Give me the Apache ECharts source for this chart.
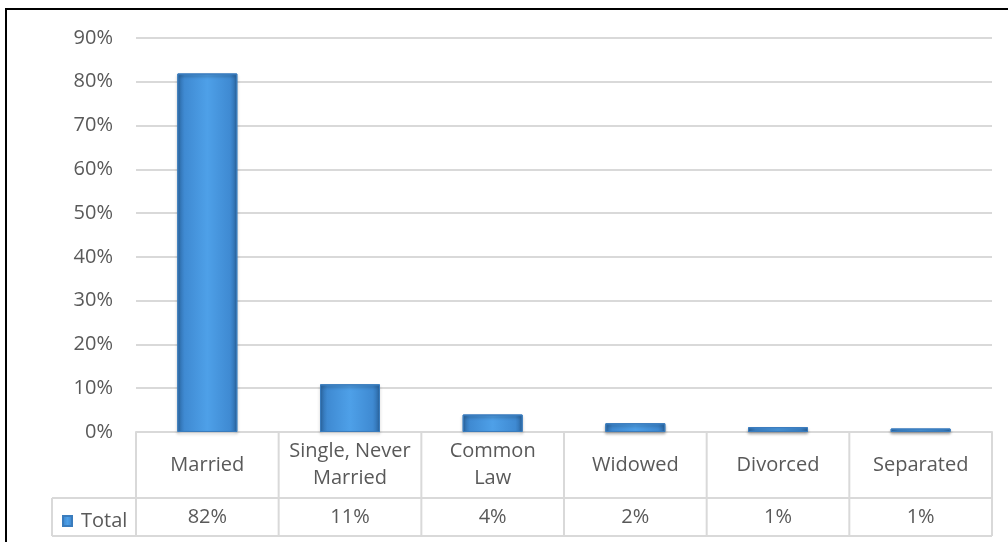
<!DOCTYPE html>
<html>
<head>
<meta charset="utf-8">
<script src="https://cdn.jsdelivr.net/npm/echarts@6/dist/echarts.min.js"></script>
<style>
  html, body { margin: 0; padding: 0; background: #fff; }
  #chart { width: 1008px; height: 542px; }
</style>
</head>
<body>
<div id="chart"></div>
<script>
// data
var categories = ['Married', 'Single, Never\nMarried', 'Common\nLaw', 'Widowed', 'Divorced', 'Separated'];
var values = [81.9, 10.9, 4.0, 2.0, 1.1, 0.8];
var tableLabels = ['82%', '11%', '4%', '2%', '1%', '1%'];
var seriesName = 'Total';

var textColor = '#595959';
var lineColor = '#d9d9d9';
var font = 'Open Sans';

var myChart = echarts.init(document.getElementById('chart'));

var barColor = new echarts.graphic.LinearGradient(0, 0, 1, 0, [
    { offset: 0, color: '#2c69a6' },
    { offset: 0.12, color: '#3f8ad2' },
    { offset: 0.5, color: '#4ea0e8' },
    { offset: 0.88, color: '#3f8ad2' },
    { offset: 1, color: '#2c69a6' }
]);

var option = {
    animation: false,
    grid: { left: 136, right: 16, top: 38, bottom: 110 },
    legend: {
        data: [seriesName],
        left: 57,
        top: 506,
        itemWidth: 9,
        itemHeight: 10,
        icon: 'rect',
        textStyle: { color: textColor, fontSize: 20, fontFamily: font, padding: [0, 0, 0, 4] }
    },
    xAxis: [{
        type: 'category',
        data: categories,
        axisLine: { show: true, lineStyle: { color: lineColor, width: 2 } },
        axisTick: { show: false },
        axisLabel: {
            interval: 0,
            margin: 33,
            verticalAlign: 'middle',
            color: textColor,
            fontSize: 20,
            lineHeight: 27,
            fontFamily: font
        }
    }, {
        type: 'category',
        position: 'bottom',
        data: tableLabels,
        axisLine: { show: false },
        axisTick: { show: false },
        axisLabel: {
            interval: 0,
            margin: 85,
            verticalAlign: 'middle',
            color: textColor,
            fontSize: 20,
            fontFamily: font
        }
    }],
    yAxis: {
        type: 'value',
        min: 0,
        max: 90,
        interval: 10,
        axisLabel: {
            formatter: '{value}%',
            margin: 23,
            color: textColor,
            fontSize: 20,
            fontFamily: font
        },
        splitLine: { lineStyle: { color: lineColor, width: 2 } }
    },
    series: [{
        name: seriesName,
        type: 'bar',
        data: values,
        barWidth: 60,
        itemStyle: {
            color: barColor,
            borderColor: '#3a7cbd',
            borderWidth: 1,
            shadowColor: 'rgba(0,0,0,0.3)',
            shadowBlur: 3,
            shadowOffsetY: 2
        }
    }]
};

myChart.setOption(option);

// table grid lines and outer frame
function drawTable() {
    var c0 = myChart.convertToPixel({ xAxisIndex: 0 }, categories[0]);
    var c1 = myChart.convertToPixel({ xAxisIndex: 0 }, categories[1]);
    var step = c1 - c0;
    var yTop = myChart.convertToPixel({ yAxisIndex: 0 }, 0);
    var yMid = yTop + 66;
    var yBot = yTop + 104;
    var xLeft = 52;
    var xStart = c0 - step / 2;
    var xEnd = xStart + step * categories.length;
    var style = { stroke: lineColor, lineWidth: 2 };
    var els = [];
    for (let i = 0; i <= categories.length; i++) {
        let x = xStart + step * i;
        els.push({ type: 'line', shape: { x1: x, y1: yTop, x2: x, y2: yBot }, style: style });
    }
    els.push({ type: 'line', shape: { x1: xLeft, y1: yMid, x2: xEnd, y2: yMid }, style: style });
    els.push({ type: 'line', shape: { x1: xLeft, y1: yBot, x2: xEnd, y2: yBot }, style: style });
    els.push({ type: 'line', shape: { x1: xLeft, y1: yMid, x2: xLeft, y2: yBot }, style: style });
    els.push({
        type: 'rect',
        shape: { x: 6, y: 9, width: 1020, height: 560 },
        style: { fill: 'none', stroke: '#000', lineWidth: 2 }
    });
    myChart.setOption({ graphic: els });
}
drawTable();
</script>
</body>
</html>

## Given instruction
Repeat the material above in full and exactly, omitting the pictures.

## The answer
Give me the Apache ECharts source for this chart.
<!DOCTYPE html>
<html>
<head>
<meta charset="utf-8">
<script src="https://cdn.jsdelivr.net/npm/echarts@6/dist/echarts.min.js"></script>
<style>
  html, body { margin: 0; padding: 0; background: #fff; }
  #chart { width: 1008px; height: 542px; }
</style>
</head>
<body>
<div id="chart"></div>
<script>
// data
var categories = ['Married', 'Single, Never\nMarried', 'Common\nLaw', 'Widowed', 'Divorced', 'Separated'];
var values = [81.9, 10.9, 4.0, 2.0, 1.1, 0.8];
var tableLabels = ['82%', '11%', '4%', '2%', '1%', '1%'];
var seriesName = 'Total';

var textColor = '#595959';
var lineColor = '#d9d9d9';
var font = 'Open Sans';

var myChart = echarts.init(document.getElementById('chart'));

var barColor = new echarts.graphic.LinearGradient(0, 0, 1, 0, [
    { offset: 0, color: '#2c69a6' },
    { offset: 0.12, color: '#3f8ad2' },
    { offset: 0.5, color: '#4ea0e8' },
    { offset: 0.88, color: '#3f8ad2' },
    { offset: 1, color: '#2c69a6' }
]);

var option = {
    animation: false,
    grid: { left: 136, right: 16, top: 38, bottom: 110 },
    legend: {
        data: [seriesName],
        left: 57,
        top: 506,
        itemWidth: 9,
        itemHeight: 10,
        icon: 'rect',
        textStyle: { color: textColor, fontSize: 20, fontFamily: font, padding: [0, 0, 0, 4] }
    },
    xAxis: [{
        type: 'category',
        data: categories,
        axisLine: { show: true, lineStyle: { color: lineColor, width: 2 } },
        axisTick: { show: false },
        axisLabel: {
            interval: 0,
            margin: 33,
            verticalAlign: 'middle',
            color: textColor,
            fontSize: 20,
            lineHeight: 27,
            fontFamily: font
        }
    }, {
        type: 'category',
        position: 'bottom',
        data: tableLabels,
        axisLine: { show: false },
        axisTick: { show: false },
        axisLabel: {
            interval: 0,
            margin: 85,
            verticalAlign: 'middle',
            color: textColor,
            fontSize: 20,
            fontFamily: font
        }
    }],
    yAxis: {
        type: 'value',
        min: 0,
        max: 90,
        interval: 10,
        axisLabel: {
            formatter: '{value}%',
            margin: 23,
            color: textColor,
            fontSize: 20,
            fontFamily: font
        },
        splitLine: { lineStyle: { color: lineColor, width: 2 } }
    },
    series: [{
        name: seriesName,
        type: 'bar',
        data: values,
        barWidth: 60,
        itemStyle: {
            color: barColor,
            borderColor: '#3a7cbd',
            borderWidth: 1,
            shadowColor: 'rgba(0,0,0,0.3)',
            shadowBlur: 3,
            shadowOffsetY: 2
        }
    }]
};

myChart.setOption(option);

// table grid lines and outer frame
function drawTable() {
    var c0 = myChart.convertToPixel({ xAxisIndex: 0 }, categories[0]);
    var c1 = myChart.convertToPixel({ xAxisIndex: 0 }, categories[1]);
    var step = c1 - c0;
    var yTop = myChart.convertToPixel({ yAxisIndex: 0 }, 0);
    var yMid = yTop + 66;
    var yBot = yTop + 104;
    var xLeft = 52;
    var xStart = c0 - step / 2;
    var xEnd = xStart + step * categories.length;
    var style = { stroke: lineColor, lineWidth: 2 };
    var els = [];
    for (let i = 0; i <= categories.length; i++) {
        let x = xStart + step * i;
        els.push({ type: 'line', shape: { x1: x, y1: yTop, x2: x, y2: yBot }, style: style });
    }
    els.push({ type: 'line', shape: { x1: xLeft, y1: yMid, x2: xEnd, y2: yMid }, style: style });
    els.push({ type: 'line', shape: { x1: xLeft, y1: yBot, x2: xEnd, y2: yBot }, style: style });
    els.push({ type: 'line', shape: { x1: xLeft, y1: yMid, x2: xLeft, y2: yBot }, style: style });
    els.push({
        type: 'rect',
        shape: { x: 6, y: 9, width: 1020, height: 560 },
        style: { fill: 'none', stroke: '#000', lineWidth: 2 }
    });
    myChart.setOption({ graphic: els });
}
drawTable();
</script>
</body>
</html>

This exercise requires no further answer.